─── DATA EXTRACT ───
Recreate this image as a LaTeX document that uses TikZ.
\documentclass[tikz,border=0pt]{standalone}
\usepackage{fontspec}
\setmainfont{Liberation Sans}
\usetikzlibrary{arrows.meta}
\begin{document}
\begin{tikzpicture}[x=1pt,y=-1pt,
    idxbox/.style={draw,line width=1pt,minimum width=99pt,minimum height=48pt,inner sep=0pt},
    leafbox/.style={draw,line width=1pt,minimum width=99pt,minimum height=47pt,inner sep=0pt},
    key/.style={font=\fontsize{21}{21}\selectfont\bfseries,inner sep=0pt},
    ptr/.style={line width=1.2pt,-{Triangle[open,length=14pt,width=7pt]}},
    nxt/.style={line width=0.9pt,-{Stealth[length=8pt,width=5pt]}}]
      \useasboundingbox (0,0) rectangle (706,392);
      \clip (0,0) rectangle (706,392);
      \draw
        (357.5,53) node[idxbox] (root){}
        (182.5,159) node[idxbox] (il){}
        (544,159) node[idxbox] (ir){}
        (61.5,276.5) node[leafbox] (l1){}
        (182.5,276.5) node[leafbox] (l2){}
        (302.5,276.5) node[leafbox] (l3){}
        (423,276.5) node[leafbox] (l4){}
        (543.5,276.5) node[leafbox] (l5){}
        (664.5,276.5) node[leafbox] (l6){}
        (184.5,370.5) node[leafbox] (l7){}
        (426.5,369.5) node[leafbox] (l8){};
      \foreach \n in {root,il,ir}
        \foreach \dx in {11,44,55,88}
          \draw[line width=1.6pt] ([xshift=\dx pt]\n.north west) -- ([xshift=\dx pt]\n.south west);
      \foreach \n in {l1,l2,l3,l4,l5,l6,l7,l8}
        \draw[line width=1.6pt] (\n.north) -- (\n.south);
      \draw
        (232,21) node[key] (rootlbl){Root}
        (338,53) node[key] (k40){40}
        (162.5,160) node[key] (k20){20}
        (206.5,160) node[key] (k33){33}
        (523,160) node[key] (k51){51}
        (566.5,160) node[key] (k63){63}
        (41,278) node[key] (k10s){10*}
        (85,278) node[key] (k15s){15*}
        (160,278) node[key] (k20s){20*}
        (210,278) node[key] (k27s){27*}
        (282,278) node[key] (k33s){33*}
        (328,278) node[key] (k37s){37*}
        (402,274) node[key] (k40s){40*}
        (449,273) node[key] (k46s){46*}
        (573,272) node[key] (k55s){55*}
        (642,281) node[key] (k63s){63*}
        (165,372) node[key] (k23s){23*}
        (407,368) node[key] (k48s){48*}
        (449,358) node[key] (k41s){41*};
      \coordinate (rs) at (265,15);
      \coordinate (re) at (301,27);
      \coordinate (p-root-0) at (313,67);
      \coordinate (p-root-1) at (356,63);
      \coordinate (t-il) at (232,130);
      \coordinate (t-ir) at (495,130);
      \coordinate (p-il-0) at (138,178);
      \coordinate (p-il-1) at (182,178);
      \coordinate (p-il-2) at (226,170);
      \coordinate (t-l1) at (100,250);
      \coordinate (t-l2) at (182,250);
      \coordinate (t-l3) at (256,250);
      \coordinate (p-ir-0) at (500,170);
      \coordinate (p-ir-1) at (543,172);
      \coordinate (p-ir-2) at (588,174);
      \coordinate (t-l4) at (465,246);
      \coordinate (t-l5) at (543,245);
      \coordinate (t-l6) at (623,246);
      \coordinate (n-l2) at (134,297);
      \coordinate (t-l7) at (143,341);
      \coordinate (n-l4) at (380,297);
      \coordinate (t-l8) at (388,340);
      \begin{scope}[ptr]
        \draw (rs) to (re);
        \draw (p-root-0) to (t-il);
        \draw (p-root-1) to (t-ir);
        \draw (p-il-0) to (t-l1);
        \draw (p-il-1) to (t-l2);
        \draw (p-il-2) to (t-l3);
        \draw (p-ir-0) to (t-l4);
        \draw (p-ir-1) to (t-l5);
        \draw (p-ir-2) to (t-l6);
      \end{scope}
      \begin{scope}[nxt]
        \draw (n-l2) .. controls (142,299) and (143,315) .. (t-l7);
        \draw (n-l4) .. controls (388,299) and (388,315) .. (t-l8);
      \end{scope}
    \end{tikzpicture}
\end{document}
───
*GOAL*
Every line of the data above should be copied exactly.

*SOLVED EXERCISE*
Recreate this image as a LaTeX document that uses TikZ.
\documentclass[tikz,border=0pt]{standalone}
\usepackage{fontspec}
\setmainfont{Liberation Sans}
\usetikzlibrary{arrows.meta}
\begin{document}
\begin{tikzpicture}[x=1pt,y=-1pt,
    idxbox/.style={draw,line width=1pt,minimum width=99pt,minimum height=48pt,inner sep=0pt},
    leafbox/.style={draw,line width=1pt,minimum width=99pt,minimum height=47pt,inner sep=0pt},
    key/.style={font=\fontsize{21}{21}\selectfont\bfseries,inner sep=0pt},
    ptr/.style={line width=1.2pt,-{Triangle[open,length=14pt,width=7pt]}},
    nxt/.style={line width=0.9pt,-{Stealth[length=8pt,width=5pt]}}]
      \useasboundingbox (0,0) rectangle (706,392);
      \clip (0,0) rectangle (706,392);
      \draw
        (357.5,53) node[idxbox] (root){}
        (182.5,159) node[idxbox] (il){}
        (544,159) node[idxbox] (ir){}
        (61.5,276.5) node[leafbox] (l1){}
        (182.5,276.5) node[leafbox] (l2){}
        (302.5,276.5) node[leafbox] (l3){}
        (423,276.5) node[leafbox] (l4){}
        (543.5,276.5) node[leafbox] (l5){}
        (664.5,276.5) node[leafbox] (l6){}
        (184.5,370.5) node[leafbox] (l7){}
        (426.5,369.5) node[leafbox] (l8){};
      \foreach \n in {root,il,ir}
        \foreach \dx in {11,44,55,88}
          \draw[line width=1.6pt] ([xshift=\dx pt]\n.north west) -- ([xshift=\dx pt]\n.south west);
      \foreach \n in {l1,l2,l3,l4,l5,l6,l7,l8}
        \draw[line width=1.6pt] (\n.north) -- (\n.south);
      \draw
        (232,21) node[key] (rootlbl){Root}
        (338,53) node[key] (k40){40}
        (162.5,160) node[key] (k20){20}
        (206.5,160) node[key] (k33){33}
        (523,160) node[key] (k51){51}
        (566.5,160) node[key] (k63){63}
        (41,278) node[key] (k10s){10*}
        (85,278) node[key] (k15s){15*}
        (160,278) node[key] (k20s){20*}
        (210,278) node[key] (k27s){27*}
        (282,278) node[key] (k33s){33*}
        (328,278) node[key] (k37s){37*}
        (402,274) node[key] (k40s){40*}
        (449,273) node[key] (k46s){46*}
        (573,272) node[key] (k55s){55*}
        (642,281) node[key] (k63s){63*}
        (165,372) node[key] (k23s){23*}
        (407,368) node[key] (k48s){48*}
        (449,358) node[key] (k41s){41*};
      \coordinate (rs) at (265,15);
      \coordinate (re) at (301,27);
      \coordinate (p-root-0) at (313,67);
      \coordinate (p-root-1) at (356,63);
      \coordinate (t-il) at (232,130);
      \coordinate (t-ir) at (495,130);
      \coordinate (p-il-0) at (138,178);
      \coordinate (p-il-1) at (182,178);
      \coordinate (p-il-2) at (226,170);
      \coordinate (t-l1) at (100,250);
      \coordinate (t-l2) at (182,250);
      \coordinate (t-l3) at (256,250);
      \coordinate (p-ir-0) at (500,170);
      \coordinate (p-ir-1) at (543,172);
      \coordinate (p-ir-2) at (588,174);
      \coordinate (t-l4) at (465,246);
      \coordinate (t-l5) at (543,245);
      \coordinate (t-l6) at (623,246);
      \coordinate (n-l2) at (134,297);
      \coordinate (t-l7) at (143,341);
      \coordinate (n-l4) at (380,297);
      \coordinate (t-l8) at (388,340);
      \begin{scope}[ptr]
        \draw (rs) to (re);
        \draw (p-root-0) to (t-il);
        \draw (p-root-1) to (t-ir);
        \draw (p-il-0) to (t-l1);
        \draw (p-il-1) to (t-l2);
        \draw (p-il-2) to (t-l3);
        \draw (p-ir-0) to (t-l4);
        \draw (p-ir-1) to (t-l5);
        \draw (p-ir-2) to (t-l6);
      \end{scope}
      \begin{scope}[nxt]
        \draw (n-l2) .. controls (142,299) and (143,315) .. (t-l7);
        \draw (n-l4) .. controls (388,299) and (388,315) .. (t-l8);
      \end{scope}
    \end{tikzpicture}
\end{document}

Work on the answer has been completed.